- GIVEN PROBLEM -
Take the lines from the top down to and including the one with "const fonte = 'DejaVu" and repeat them exactly. Omit images.

- EXERCISE MATERIAL -
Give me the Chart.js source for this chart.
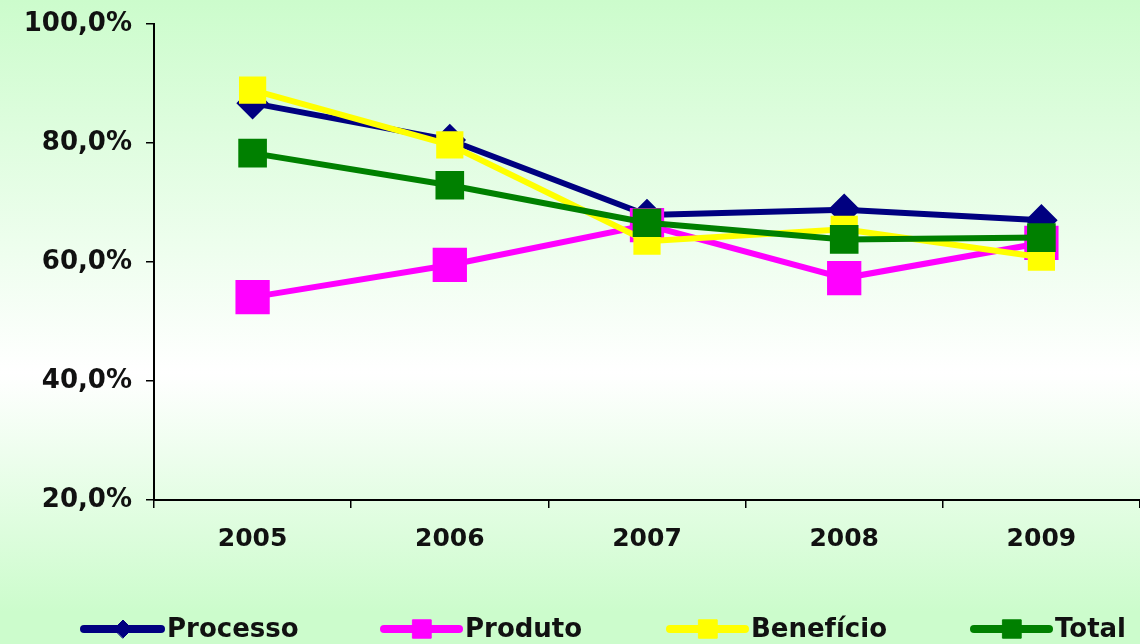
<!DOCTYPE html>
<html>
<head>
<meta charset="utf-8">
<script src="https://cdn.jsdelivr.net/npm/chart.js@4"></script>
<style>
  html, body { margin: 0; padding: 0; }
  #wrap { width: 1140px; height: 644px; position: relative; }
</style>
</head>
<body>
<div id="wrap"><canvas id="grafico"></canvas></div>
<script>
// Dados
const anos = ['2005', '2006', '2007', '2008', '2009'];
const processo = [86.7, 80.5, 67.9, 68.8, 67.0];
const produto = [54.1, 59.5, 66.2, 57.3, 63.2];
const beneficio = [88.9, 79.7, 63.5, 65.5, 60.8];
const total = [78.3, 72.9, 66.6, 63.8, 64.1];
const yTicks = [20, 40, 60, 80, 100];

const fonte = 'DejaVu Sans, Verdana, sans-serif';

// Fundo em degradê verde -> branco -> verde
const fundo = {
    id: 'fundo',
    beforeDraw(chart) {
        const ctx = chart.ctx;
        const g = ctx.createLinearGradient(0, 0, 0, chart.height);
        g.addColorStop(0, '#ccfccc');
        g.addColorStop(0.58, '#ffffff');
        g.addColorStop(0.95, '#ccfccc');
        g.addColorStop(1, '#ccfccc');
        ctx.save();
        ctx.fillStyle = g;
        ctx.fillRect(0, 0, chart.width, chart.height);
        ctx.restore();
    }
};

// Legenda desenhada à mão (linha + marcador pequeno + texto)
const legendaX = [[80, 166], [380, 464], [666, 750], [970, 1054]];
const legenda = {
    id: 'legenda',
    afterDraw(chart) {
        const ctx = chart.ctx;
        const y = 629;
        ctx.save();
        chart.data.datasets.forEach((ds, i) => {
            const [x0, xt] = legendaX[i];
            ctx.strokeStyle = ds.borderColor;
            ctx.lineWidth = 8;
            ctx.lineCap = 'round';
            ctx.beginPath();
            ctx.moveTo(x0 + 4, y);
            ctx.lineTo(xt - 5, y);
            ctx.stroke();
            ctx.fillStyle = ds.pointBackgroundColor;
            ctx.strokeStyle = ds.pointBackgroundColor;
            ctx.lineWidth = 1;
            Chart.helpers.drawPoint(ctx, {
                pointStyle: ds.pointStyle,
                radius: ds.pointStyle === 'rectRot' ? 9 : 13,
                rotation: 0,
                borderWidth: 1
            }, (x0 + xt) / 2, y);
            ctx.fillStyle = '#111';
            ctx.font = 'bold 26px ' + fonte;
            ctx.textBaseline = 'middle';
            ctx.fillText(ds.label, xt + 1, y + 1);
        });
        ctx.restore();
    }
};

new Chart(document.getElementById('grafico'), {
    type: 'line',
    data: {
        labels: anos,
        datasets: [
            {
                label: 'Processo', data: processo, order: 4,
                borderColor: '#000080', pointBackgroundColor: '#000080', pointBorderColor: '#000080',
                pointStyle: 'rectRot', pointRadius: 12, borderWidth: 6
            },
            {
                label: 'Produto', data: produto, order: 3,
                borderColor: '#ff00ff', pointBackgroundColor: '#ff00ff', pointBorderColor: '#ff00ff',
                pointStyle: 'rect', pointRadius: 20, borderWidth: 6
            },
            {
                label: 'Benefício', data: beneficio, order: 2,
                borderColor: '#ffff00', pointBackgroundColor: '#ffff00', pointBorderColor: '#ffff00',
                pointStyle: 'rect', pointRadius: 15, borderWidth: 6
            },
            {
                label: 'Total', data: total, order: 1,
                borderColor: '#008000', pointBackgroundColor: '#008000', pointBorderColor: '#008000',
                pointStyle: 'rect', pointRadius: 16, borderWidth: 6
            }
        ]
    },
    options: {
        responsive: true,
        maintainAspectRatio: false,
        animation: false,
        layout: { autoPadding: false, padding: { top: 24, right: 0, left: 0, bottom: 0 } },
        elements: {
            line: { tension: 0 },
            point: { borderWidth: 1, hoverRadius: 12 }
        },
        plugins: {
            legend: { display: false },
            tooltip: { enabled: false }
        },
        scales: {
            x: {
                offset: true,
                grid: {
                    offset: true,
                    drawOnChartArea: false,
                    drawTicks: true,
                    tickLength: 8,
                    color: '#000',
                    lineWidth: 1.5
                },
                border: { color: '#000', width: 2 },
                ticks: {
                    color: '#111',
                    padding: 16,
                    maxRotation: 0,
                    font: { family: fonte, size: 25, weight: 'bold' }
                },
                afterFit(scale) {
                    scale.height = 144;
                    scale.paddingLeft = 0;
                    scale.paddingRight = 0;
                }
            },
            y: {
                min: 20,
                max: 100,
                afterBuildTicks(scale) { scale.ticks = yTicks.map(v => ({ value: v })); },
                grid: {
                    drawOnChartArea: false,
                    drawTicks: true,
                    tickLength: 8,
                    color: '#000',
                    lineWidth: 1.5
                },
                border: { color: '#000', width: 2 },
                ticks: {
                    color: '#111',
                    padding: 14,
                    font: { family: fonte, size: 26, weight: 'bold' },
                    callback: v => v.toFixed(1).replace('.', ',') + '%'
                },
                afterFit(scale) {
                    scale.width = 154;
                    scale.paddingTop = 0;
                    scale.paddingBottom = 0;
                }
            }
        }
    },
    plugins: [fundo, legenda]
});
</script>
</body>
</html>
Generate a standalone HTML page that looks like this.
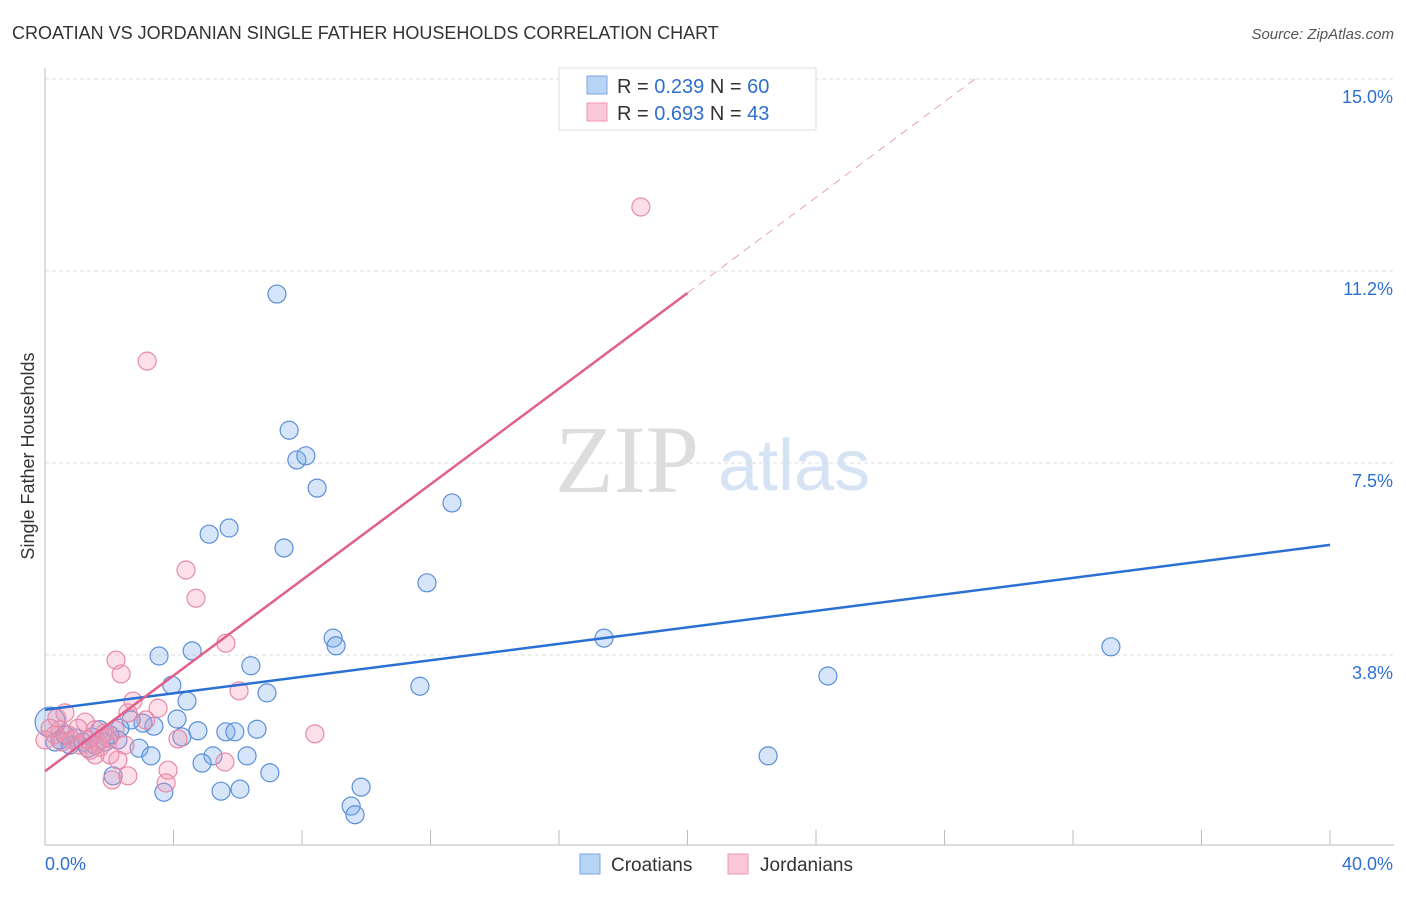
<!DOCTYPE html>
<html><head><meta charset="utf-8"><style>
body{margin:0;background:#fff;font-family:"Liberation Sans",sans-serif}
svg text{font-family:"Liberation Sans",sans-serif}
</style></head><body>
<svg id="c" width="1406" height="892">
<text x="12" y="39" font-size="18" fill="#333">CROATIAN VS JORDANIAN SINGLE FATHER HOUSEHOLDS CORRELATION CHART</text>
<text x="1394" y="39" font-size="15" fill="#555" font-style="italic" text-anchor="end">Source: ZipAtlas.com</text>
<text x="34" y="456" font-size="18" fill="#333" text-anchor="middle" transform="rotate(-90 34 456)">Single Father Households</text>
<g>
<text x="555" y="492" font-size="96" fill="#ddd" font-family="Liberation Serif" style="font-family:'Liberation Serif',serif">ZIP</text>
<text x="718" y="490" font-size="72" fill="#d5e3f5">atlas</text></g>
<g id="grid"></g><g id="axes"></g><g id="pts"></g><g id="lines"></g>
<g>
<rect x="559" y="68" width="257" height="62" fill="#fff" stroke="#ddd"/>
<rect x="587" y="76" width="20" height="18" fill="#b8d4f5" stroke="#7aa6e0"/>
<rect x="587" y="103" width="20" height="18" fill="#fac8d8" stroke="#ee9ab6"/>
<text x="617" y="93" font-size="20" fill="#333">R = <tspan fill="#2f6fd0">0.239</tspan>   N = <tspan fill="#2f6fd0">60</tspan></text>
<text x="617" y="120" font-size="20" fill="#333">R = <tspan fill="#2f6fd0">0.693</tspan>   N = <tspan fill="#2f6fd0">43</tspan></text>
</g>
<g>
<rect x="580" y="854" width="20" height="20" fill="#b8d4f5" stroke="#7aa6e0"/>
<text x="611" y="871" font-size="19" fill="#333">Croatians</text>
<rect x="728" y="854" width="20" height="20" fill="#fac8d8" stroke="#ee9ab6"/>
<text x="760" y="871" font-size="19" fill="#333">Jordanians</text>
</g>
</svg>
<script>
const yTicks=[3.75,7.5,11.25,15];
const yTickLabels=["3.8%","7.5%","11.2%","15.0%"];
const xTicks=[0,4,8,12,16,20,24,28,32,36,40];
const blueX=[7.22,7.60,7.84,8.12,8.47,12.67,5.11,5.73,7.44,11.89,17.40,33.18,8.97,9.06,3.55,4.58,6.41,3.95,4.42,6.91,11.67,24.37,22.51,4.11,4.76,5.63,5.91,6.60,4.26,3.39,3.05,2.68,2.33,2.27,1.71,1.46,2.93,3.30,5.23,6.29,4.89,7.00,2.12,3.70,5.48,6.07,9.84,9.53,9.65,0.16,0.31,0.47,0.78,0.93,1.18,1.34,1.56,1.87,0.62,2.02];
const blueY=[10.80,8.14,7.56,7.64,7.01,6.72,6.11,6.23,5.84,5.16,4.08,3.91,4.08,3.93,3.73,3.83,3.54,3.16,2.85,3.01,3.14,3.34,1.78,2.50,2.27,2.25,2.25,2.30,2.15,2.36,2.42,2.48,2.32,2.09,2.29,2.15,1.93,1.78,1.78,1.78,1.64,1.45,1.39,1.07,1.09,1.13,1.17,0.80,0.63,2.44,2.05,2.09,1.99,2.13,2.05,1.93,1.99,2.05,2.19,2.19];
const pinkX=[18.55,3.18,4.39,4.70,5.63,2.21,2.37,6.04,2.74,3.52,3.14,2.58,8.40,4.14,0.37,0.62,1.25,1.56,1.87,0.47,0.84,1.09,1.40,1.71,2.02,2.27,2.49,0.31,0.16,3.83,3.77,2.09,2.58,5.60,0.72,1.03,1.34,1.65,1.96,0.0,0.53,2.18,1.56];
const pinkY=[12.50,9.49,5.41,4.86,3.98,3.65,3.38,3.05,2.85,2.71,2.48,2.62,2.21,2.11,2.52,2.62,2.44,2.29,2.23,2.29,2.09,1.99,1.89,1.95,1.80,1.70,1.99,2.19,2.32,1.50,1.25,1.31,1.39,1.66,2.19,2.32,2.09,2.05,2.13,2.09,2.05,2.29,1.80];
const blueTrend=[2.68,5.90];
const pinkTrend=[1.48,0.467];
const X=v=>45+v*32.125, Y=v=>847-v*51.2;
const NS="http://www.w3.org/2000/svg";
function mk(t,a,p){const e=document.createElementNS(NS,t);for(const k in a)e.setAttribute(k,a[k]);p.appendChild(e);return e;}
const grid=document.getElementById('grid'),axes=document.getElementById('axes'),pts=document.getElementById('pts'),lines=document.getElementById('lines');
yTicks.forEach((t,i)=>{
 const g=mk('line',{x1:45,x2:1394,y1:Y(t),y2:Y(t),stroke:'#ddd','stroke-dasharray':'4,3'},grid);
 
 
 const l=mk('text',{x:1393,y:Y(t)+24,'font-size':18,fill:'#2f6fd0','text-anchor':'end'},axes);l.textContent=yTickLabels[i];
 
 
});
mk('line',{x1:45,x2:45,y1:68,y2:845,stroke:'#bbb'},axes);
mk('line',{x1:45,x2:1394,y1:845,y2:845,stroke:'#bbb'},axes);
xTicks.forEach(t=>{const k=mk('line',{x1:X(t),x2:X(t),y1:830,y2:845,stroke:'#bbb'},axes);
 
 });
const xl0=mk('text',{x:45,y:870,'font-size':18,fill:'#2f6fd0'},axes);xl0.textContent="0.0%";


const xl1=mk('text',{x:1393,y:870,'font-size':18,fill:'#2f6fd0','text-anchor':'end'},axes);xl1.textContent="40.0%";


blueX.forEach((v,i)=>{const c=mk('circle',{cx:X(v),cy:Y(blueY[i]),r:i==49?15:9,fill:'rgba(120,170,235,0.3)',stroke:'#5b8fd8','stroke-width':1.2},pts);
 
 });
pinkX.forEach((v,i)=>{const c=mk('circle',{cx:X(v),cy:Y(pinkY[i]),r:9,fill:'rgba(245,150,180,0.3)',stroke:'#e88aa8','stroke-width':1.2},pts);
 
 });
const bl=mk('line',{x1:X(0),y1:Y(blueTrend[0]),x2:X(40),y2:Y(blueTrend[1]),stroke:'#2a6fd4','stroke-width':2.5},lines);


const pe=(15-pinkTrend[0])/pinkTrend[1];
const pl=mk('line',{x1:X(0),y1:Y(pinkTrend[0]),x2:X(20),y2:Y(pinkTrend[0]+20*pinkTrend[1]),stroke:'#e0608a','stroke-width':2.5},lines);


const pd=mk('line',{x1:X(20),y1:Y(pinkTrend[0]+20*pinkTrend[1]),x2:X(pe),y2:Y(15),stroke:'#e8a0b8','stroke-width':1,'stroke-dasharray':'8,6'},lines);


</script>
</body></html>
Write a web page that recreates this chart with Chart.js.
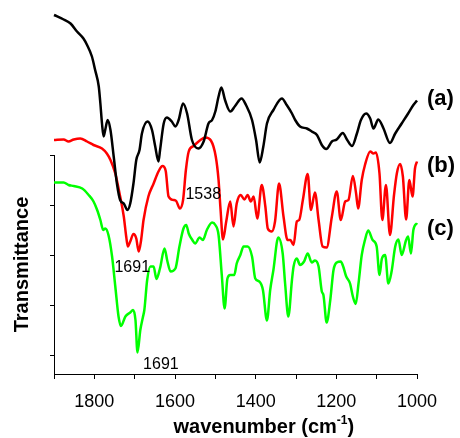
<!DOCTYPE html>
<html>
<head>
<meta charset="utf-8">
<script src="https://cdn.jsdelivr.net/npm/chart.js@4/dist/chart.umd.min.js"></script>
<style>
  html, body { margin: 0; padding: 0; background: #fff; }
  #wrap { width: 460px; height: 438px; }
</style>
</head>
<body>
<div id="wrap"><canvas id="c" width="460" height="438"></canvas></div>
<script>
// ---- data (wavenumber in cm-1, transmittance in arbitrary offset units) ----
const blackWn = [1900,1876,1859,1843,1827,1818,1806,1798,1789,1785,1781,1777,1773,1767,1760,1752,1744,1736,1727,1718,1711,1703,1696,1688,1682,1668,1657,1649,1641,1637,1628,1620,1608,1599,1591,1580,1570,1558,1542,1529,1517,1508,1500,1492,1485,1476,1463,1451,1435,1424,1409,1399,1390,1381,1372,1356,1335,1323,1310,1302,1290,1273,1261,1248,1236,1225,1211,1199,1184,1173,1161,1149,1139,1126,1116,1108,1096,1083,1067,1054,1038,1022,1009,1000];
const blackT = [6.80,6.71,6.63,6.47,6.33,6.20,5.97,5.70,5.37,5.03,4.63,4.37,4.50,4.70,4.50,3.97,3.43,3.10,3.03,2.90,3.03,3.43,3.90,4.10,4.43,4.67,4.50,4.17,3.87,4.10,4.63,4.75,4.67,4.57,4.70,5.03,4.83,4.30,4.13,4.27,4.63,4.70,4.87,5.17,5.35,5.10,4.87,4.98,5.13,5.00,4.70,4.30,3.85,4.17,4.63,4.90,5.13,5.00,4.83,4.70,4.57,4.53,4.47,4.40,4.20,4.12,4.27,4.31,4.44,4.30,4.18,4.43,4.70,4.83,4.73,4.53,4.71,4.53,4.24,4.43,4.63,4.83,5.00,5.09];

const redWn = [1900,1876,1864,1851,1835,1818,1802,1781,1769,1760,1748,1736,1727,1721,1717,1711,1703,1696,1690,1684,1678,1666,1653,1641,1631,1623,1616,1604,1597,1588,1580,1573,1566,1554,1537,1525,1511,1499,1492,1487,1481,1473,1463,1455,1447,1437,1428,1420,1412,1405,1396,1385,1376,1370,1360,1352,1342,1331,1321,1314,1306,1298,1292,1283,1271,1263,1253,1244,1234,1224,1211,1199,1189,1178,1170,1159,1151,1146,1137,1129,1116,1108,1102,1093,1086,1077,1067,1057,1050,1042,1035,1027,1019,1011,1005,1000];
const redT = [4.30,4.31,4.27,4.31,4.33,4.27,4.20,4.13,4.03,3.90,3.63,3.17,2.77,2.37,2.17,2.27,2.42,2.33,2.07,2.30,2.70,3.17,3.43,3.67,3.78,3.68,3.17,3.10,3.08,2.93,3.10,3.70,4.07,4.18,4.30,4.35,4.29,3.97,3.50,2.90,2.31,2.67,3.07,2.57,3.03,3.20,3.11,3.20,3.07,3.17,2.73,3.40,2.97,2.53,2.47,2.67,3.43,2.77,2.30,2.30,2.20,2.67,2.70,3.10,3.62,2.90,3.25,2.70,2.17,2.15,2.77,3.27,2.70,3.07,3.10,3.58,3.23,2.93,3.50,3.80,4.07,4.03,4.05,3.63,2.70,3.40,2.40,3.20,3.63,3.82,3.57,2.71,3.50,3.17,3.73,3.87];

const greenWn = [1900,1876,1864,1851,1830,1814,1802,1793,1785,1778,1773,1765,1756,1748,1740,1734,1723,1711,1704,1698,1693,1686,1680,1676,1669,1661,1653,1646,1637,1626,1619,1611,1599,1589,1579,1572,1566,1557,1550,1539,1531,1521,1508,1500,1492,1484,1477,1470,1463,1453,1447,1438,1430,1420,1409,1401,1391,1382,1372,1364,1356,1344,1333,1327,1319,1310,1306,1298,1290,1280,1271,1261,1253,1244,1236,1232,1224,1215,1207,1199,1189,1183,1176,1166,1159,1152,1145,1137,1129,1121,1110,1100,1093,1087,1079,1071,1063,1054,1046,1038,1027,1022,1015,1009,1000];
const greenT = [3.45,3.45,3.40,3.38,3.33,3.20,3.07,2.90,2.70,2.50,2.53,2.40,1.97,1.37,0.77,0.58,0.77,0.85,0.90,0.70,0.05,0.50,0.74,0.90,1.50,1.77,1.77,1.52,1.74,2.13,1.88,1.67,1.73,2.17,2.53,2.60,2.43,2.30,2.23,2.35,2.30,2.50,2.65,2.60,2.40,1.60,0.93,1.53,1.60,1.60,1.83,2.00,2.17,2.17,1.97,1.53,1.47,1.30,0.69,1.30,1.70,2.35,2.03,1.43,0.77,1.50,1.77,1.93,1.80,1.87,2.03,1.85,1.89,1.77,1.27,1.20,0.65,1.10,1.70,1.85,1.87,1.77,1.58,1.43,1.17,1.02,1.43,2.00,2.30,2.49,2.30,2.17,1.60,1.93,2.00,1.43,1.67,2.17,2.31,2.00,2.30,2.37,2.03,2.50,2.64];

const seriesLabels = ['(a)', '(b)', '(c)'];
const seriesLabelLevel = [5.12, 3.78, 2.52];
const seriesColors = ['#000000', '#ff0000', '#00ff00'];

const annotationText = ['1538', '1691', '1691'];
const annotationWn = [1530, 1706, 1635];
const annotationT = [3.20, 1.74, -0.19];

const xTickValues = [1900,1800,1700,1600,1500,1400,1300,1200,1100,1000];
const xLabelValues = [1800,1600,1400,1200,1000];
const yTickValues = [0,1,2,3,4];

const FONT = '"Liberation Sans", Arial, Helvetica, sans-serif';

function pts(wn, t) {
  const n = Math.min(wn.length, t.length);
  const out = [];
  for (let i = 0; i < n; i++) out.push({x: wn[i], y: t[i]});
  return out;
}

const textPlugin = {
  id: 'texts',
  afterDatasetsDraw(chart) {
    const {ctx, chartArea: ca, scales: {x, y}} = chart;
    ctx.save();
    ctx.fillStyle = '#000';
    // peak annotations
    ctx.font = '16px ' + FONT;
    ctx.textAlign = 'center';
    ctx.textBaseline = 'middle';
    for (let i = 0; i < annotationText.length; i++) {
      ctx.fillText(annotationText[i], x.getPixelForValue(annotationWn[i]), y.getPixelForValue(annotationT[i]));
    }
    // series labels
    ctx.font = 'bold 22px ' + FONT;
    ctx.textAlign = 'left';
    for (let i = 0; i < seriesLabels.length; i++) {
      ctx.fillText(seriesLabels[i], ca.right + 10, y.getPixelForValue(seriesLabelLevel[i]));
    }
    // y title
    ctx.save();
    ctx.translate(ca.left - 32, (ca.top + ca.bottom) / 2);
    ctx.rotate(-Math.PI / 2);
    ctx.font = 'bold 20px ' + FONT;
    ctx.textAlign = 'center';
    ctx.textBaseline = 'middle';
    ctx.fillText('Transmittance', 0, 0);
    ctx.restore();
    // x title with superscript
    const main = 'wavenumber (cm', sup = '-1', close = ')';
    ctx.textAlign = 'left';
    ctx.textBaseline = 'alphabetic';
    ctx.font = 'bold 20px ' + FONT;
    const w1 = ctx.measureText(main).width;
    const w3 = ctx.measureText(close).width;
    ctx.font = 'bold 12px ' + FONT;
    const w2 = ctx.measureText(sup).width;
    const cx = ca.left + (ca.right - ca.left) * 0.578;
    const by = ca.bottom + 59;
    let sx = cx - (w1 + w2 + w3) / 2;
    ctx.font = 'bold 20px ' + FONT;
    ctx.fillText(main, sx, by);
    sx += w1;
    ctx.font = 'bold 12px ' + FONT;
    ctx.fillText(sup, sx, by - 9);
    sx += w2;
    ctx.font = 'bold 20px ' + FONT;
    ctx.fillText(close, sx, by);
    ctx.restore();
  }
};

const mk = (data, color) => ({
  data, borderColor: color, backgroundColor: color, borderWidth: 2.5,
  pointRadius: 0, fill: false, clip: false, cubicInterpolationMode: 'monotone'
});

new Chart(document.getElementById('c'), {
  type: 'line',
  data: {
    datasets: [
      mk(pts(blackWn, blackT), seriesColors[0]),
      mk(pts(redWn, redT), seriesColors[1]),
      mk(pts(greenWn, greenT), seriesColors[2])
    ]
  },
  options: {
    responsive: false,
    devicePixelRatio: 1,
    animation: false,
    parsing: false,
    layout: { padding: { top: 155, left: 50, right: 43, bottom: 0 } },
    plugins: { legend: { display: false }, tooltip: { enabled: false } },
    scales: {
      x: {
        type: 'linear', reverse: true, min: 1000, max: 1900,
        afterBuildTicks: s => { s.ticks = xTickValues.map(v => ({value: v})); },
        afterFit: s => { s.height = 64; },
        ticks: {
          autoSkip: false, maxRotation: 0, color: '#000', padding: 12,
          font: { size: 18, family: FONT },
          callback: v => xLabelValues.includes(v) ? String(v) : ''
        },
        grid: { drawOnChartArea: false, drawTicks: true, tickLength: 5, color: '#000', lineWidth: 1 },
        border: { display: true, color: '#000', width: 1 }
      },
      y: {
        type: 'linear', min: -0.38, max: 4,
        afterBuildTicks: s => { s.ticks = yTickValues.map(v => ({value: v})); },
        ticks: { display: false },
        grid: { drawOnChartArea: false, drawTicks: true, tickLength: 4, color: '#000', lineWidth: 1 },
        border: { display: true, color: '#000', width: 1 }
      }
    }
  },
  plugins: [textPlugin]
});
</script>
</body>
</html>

- ANSWER TO THE TASK -
Give me the Chart.js source for this chart.
<!DOCTYPE html>
<html>
<head>
<meta charset="utf-8">
<script src="https://cdn.jsdelivr.net/npm/chart.js@4"></script>
<style>
  html, body { margin: 0; padding: 0; }
  #wrap { width: 1140px; height: 644px; position: relative; }
</style>
</head>
<body>
<div id="wrap"><canvas id="grafico"></canvas></div>
<script>
// Dados
const anos = ['2005', '2006', '2007', '2008', '2009'];
const processo = [86.7, 80.5, 67.9, 68.8, 67.0];
const produto = [54.1, 59.5, 66.2, 57.3, 63.2];
const beneficio = [88.9, 79.7, 63.5, 65.5, 60.8];
const total = [78.3, 72.9, 66.6, 63.8, 64.1];
const yTicks = [20, 40, 60, 80, 100];

const fonte = 'DejaVu Sans, Verdana, sans-serif';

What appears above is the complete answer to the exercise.